Como diz, recorrentemente, Alberto Becker, advogado que, curiosamente, é meu filho, “punir é necessário; é civilizatório, conquanto respeitado o devido processo legal”.
Concordo plenamente com esse posicionamento. Mas o que significa esse conceito: “o devido processo legal”? Aliás, qual é o sentido de “estado de direito”?
Antônio Magalhaes Gomes Filho, prefaciando a obra de Alberto Zacarias Toron (in “Habeas Corpus”. 5.a Ed. São Paulo: Revista dos Tribunais, 2023) nos dá boas respostas.
O referido autor sustenta que, “Dentre as notas essenciais à conceituação de Estado de Direito, destaca-se o reconhecimento de que certos direitos dos cidadãos, indispensáveis à própria existência e ao desenvolvimento da personalidade humana, que não podem ser ultrapassados no desempenho das funções estatais”.
Ainda salienta que, “De nada valeriam tais direitos ou liberdades individuais se, ao lado de sua proclamação, o texto constitucional não previsse, também, correspondentes instrumentos para a proteção do indivíduo, que são as garantias contra a utilização do poder arbitrário; sem elas, sem elas, estaria certamente comprometida a efetividade daqueles mesmos direitos
e liberdades.”
Eu concordo plenamente com tudo isso. O “fair trail” é inerente ao Estado de Direito. O Estado, para aplicar qualquer punição, está submetido a normas preestabelecidas ele mesmo. Se não respeitadas as regras constitucionais do “jogo”, o processo não passa de um simulacro ou, se quiserem, de “um jogo de cartas marcadas” e regras de ocasião, inventadas ao talante do Poder. Isso se chama arbítrio, incompatível com o estado de direito.
Tendo isso como pressuposto, questiono: É condizente com o devido processo legal que os acusados delatados e seus advogados não tenham acesso ao conteúdo incriminatório das declarações do delator, ou tenham acesso restrito a elas, inclusive se os delatados ou alguns já estiverem presos e/ou sendo processados?
É preciso ter em mente que, não é raro, sob argumento de proteger os delatores/colaboradores (por vezes, necessário), o acesso ao conteúdo de suas declarações incriminatórias é negado até para advogado do delatado.
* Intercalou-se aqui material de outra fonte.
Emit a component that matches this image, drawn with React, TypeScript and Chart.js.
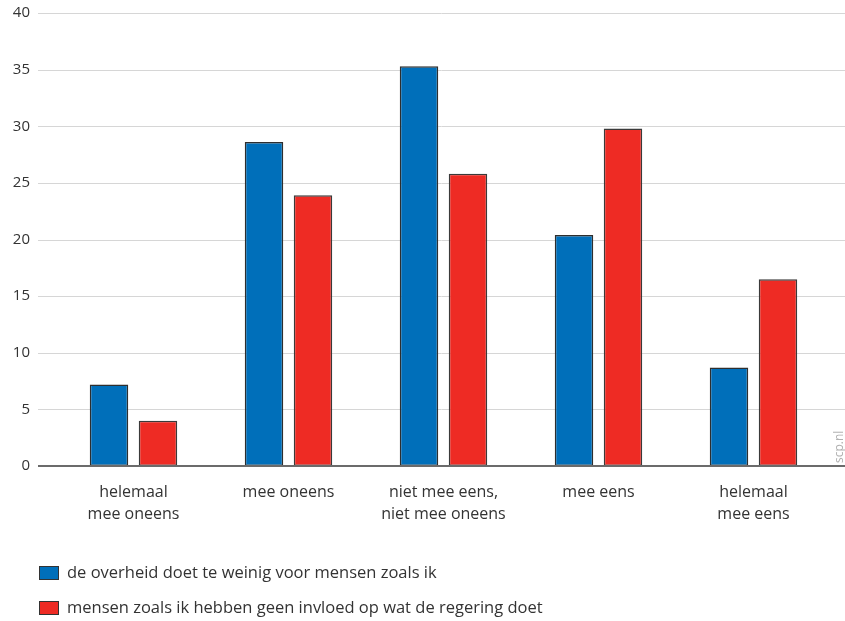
import React, { useEffect, useRef } from "react";
import { Chart, registerables } from "chart.js";

Chart.register(...registerables);

const categories: (string | string[])[] = [
  ["helemaal", "mee oneens"],
  "mee oneens",
  ["niet mee eens,", "niet mee oneens"],
  "mee eens",
  ["helemaal", "mee eens"],
];
const seriesNames = [
  "de overheid doet te weinig voor mensen zoals ik",
  "mensen zoals ik hebben geen invloed op wat de regering doet",
];
const overheidValues = [7.2, 28.6, 35.3, 20.4, 8.7];
const invloedValues = [4.0, 23.9, 25.8, 29.8, 16.5];
const yTicks = [0, 5, 10, 15, 20, 25, 30, 35, 40];

const BLUE = "#006fba";
const RED = "#ee2b24";
const FONT = "'Open Sans', 'Noto Sans', sans-serif";
const SHIFT = 22; // canvas is taller and shifted up by this amount

const decorPlugin = {
  id: "decor",
  beforeDatasetsDraw(chart: any) {
    const ctx = chart.ctx;
    const y = chart.scales.y;
    ctx.save();
    ctx.strokeStyle = "#d6d6d6";
    ctx.lineWidth = 1;
    for (const t of yTicks) {
      if (t === 0) continue;
      const py = Math.round(y.getPixelForValue(t)) + 0.5;
      ctx.beginPath();
      ctx.moveTo(38, py);
      ctx.lineTo(845, py);
      ctx.stroke();
    }
    ctx.restore();
  },
  afterDatasetsDraw(chart: any) {
    const ctx = chart.ctx;
    const y = chart.scales.y;
    ctx.save();
    ctx.strokeStyle = "#6b6b6b";
    ctx.lineWidth = 2;
    const py = Math.round(y.getPixelForValue(0));
    ctx.beginPath();
    ctx.moveTo(38, py);
    ctx.lineTo(845, py);
    ctx.stroke();

    // watermark
    ctx.translate(840, py - 3);
    ctx.rotate(-Math.PI / 2);
    ctx.fillStyle = "#b0b0b0";
    ctx.font = `12px ${FONT}`;
    ctx.textAlign = "left";
    ctx.textBaseline = "middle";
    ctx.fillText("scp.nl", 0, 0);
    ctx.restore();

    // legend
    ctx.save();
    ctx.font = `16.5px ${FONT}`;
    ctx.textBaseline = "middle";
    ctx.textAlign = "left";
    const rows = [573 + SHIFT, 608 + SHIFT];
    chart.data.datasets.forEach((ds: any, i: number) => {
      const cy = rows[i];
      ctx.fillStyle = ds.backgroundColor;
      ctx.fillRect(39, cy - 7, 20, 14);
      ctx.strokeStyle = "#333";
      ctx.lineWidth = 1;
      ctx.strokeRect(39.5, cy - 6.5, 19, 13);
      ctx.fillStyle = "#333";
      ctx.fillText(ds.label, 67, cy);
    });
    ctx.restore();
  },
};

export default function App() {
  const ref = useRef<HTMLCanvasElement>(null);
  useEffect(() => {
    if (!ref.current) return;
    const chart = new Chart(ref.current, {
      type: "bar",
      data: {
        labels: categories,
        datasets: [
          {
            label: seriesNames[0],
            data: overheidValues,
            backgroundColor: BLUE,
            borderColor: "#2e2e2e",
            borderWidth: 1.5,
            borderSkipped: false,
          },
          {
            label: seriesNames[1],
            data: invloedValues,
            backgroundColor: RED,
            borderColor: "#3a3a3a",
            borderWidth: 1.5,
            borderSkipped: false,
          },
        ],
      },
      options: {
        animation: false,
        responsive: false,
        maintainAspectRatio: false,
        datasets: { bar: { categoryPercentage: 0.632, barPercentage: 0.786 } },
        layout: { autoPadding: false, padding: { left: 0, right: 14, top: 13, bottom: 0 } },
        plugins: {
          legend: { display: false },
          tooltip: { enabled: false },
        },
        scales: {
          x: {
            grid: { display: false, drawTicks: false },
            border: { display: false },
            ticks: {
              color: "#333",
              font: { family: FONT, size: 16, lineHeight: 1.375 },
              padding: 15,
              maxRotation: 0,
              autoSkip: false,
            },
            afterFit: (s: any) => {
              s.height = 155;
            },
          },
          y: {
            min: 0,
            max: 40,
            grid: { display: false, drawTicks: false },
            border: { display: false },
            ticks: {
              stepSize: 5,
              color: "#333",
              font: { family: FONT, size: 15 },
              padding: 26,
            },
            afterFit: (s: any) => {
              s.width = 56;
            },
          },
        },
      },
      plugins: [decorPlugin],
    });
    return () => chart.destroy();
  }, []);
  return (
    <div style={{ position: "absolute", left: 0, top: 0, width: 845, height: 621, overflow: "hidden", background: "#fff" }}>
      <canvas
        ref={ref}
        width={845}
        height={621 + SHIFT}
        style={{ position: "absolute", left: 0, top: -SHIFT, width: 845, height: 621 + SHIFT }}
      />
    </div>
  );
}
Declarações, sublinhe-se, que selam o destino do acusado, enquanto, por acordo, a jurisdição profere sentenças que extinguem a punibilidade do delator.
Esse tema é instigante e custou bastante tempo, desgaste e mesmo sofrimento, até que os Tribunais Superiores comeram a se posicionar sobre a temática, anulado inúmeros processos pela inobservância do devido processo legal, ou seja, aqueles em que foram negaram aos acusados direitos fundamentais, não sem críticas de leniência de julgadores (o que não se confunde com decisões que não nos agrade, o que deve ser dito).
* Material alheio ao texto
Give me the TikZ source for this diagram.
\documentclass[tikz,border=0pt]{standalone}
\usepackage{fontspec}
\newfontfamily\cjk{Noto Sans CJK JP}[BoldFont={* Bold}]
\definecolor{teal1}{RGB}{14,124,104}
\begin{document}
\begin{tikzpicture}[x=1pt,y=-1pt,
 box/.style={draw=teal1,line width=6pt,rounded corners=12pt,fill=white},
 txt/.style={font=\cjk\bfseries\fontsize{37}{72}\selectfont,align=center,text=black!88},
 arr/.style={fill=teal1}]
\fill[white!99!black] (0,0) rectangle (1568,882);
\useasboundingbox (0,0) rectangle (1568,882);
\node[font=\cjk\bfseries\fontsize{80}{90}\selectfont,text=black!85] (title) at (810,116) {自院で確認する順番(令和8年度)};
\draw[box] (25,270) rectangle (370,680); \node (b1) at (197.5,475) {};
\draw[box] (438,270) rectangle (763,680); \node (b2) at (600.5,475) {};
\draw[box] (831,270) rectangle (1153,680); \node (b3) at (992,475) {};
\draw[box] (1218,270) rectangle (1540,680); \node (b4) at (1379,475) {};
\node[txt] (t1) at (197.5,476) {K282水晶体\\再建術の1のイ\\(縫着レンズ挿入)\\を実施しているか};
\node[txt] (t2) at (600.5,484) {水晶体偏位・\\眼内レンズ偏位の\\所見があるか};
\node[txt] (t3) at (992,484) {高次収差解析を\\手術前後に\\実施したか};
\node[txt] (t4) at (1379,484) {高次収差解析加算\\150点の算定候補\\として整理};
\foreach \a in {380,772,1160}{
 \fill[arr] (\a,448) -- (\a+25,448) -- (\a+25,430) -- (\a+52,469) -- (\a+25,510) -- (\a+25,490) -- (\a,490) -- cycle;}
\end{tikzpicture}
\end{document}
Porém, precisa ser assim, porque nenhum ser humano está livre da persecução penal, com ou sem culpa; sendo ou não autor de um fato criminoso, inclusive pela falibilidade daqueles que exercem o poder jurisdicional, o que inspira, ademais, o sistema recursal, em que a boa autoridade tem o dever de vigiar e alterar a má ou equivocada autoridade anteriormente exercida.
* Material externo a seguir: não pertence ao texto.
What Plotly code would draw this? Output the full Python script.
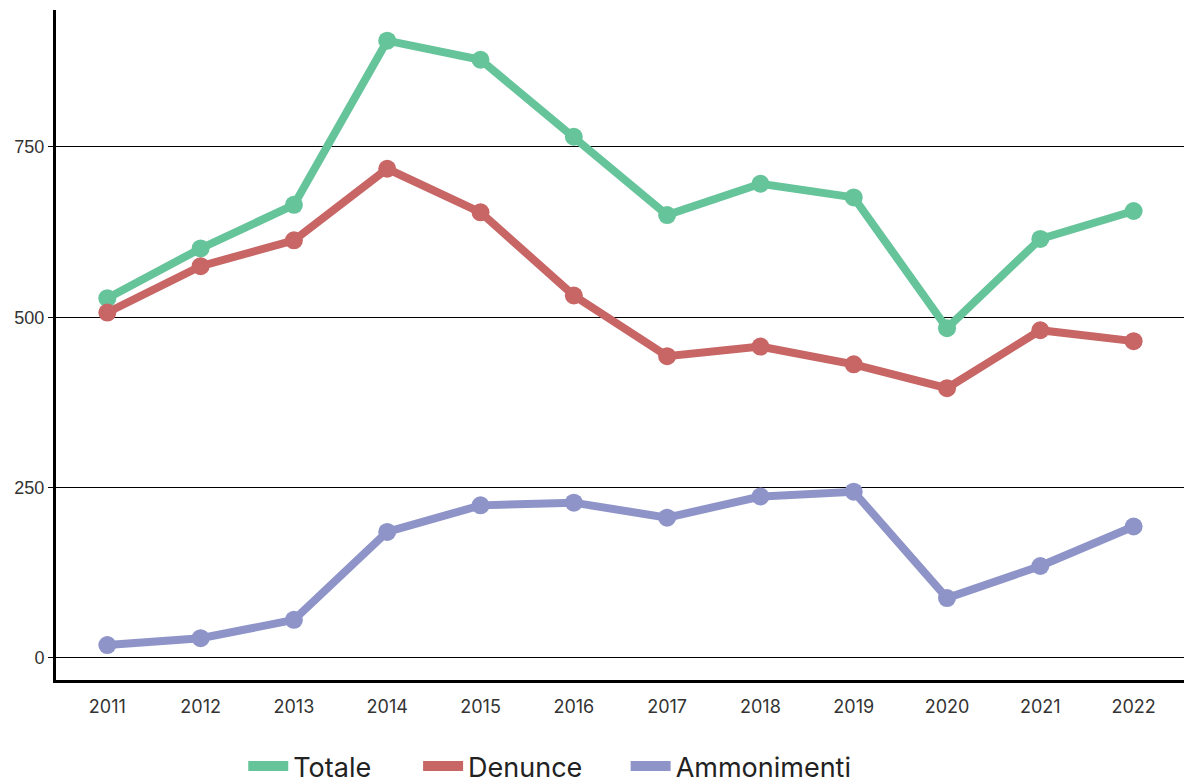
import plotly.graph_objects as go

years = ["2011", "2012", "2013", "2014", "2015", "2016", "2017", "2018", "2019", "2020", "2021", "2022"]
totale = [528, 601, 665, 906, 878, 765, 650, 696, 676, 484, 615, 656]
denunce = [507, 575, 613, 718, 654, 532, 443, 457, 431, 396, 481, 465]
ammonimenti = [19, 29, 56, 185, 224, 228, 206, 237, 244, 88, 135, 193]
y_ticks = [0, 250, 500, 750]

series = [
    ("Totale", totale, "#66C49A"),
    ("Denunce", denunce, "#C86565"),
    ("Ammonimenti", ammonimenti, "#8E94C8"),
]
legend_ids = ["legend", "legend2", "legend3"]
legend_x = [0.166, 0.321, 0.505]

fig = go.Figure()
for name, vals, col in series:
    fig.add_trace(go.Scatter(
        x=years, y=vals, name=name, mode="lines+markers",
        line=dict(color=col, width=8), marker=dict(color=col, size=18),
        showlegend=False,
    ))
for (name, vals, col), lid in zip(series, legend_ids):
    fig.add_trace(go.Scatter(
        x=[None], y=[None], name=name, mode="lines",
        line=dict(color=col, width=13), showlegend=True, legend=lid,
    ))

legend_common = dict(
    orientation="h", xanchor="left", y=-0.129, yanchor="middle",
    font=dict(family="Inter, Open Sans, sans-serif", size=27, color="#222222"),
    itemwidth=40, bgcolor="rgba(0,0,0,0)",
)

fig.update_layout(
    width=1184, height=784,
    margin=dict(l=56, r=0, t=10, b=104, autoexpand=False),
    paper_bgcolor="white", plot_bgcolor="white",
    font=dict(family="Inter, Open Sans, sans-serif", color="#333333", size=16),
    legend=dict(x=legend_x[0], **legend_common),
    legend2=dict(x=legend_x[1], **legend_common),
    legend3=dict(x=legend_x[2], **legend_common),
    xaxis=dict(
        type="category", range=[-0.55, 11.54],
        showline=True, linecolor="black", linewidth=3,
        showgrid=False, ticks="", zeroline=False,
        ticklabelstandoff=8,
        tickfont=dict(size=18, color="#333333"),
    ),
    yaxis=dict(
        range=[-32.3, 951], tickvals=y_ticks,
        showline=True, linecolor="black", linewidth=3,
        showgrid=True, gridcolor="black", gridwidth=1,
        zeroline=False, ticks="outside", ticklen=5, tickcolor="black",
        tickfont=dict(family="Liberation Sans, Arial, sans-serif", size=18, color="#333333"),
    ),
)

fig.write_html("out.html")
Quando acusados, qualquer um de nós brada pelo devido processo legal, porque pimenta não dói nos olhos dos outros; nos da gente, dói, sim.
Talvez algum aluno se anime a um TCC neste tema, especialmente aprofundando o que os Tribunais Superiores têm dito sobre este assunto que culminou com tantas absolvições (inclusive na Operação Lava Jato), e que tem aplicação prática tão relevante em toda atuação jurídica, especialmente na advocacia criminal.